Mach reflection is a supersonic fluid dynamics effect, named for Ernst Mach, and is a shock wave reflection pattern involving three shocks.
Mach reflection can exist in steady, pseudo-steady and unsteady flows. When a shock wave, which is moving with a constant velocity, propagates over a solid wedge, the flow generated by the shock impinges on the wedge thus generating a second reflected shock, which ensures that the velocity of the flow is parallel to the wedge surface. Viewed in the frame of the reflection point, this flow is locally steady, and the flow is referred to as pseudosteady. When the angle between the wedge and the primary shock is sufficiently large, a single reflected shock is not able to turn the flow to a direction parallel to the wall and a transition to Mach reflection occurs.
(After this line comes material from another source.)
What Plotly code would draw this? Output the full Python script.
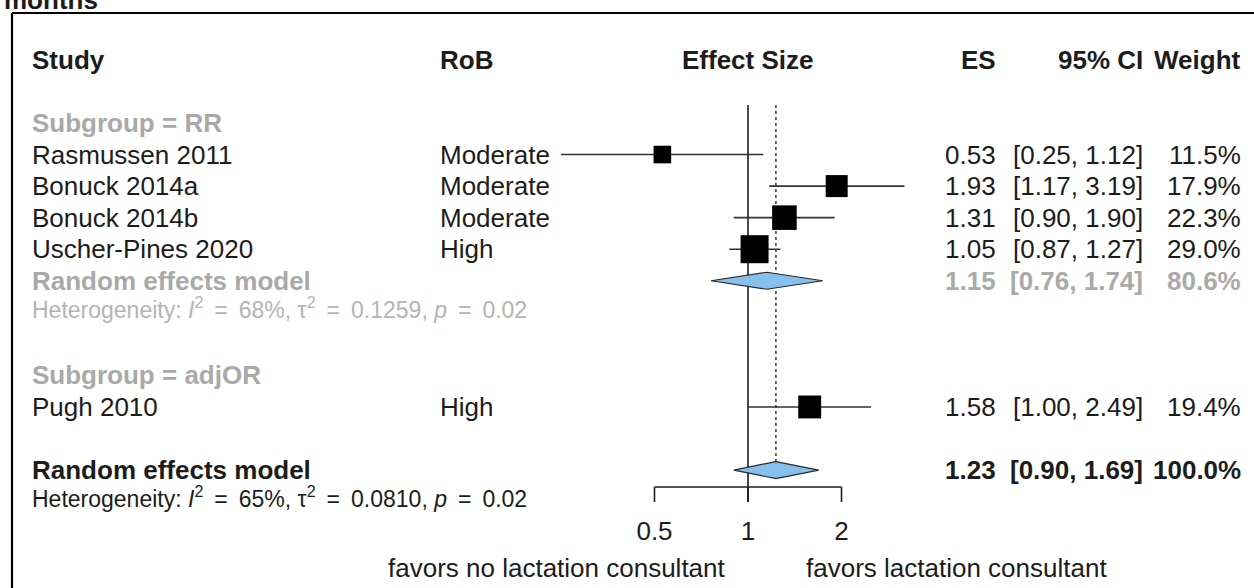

In a steady flow situation, if a wedge is placed into a steady supersonic flow in such a way that its oblique attached shock impinges on a flat wall parallel to the free stream, the shock turns the flow toward the wall and a reflected shock is required to turn the flow back to a direction parallel to the wall. When the shock angle exceeds a certain value, the deflection achievable by a single reflected shock is insufficient to turn the flow back to a direction parallel to the wall and transition to Mach reflection is observed.
Mach reflection consists of three shocks, namely the incident shock, the reflected shock and a Mach stem, as well as a slip plane. The point where the three shocks meet is known as the 'triple point' in two dimensions, or a shock-shock in three dimensions.
The only type of Mach reflection possible in steady flow is direct-Mach reflection, in which the Mach stem is convex away from the oncoming flow, and the slip plane slopes towards the reflecting surface.
By new results there is a new configuration of shock waves - configuration with a negative angle of reflection in steady flow.
In Pseudo-steady flows, the triple point moves away from the reflecting surface and the reflection is a direct-Mach reflection. In unsteady flows, it is also possible that the triple point remains stationary relative to the reflecting surface (stationary-Mach reflection), or moves toward the reflecting surface (inverse-Mach reflection). In inverse Mach reflection, the Mach stem is convex toward the oncoming flow, and the slip plane curves away from the reflecting surface. Each one of these configurations can assume one of the following three possibilities: single-Mach reflection, transitional-Mach reflection and double-Mach reflection.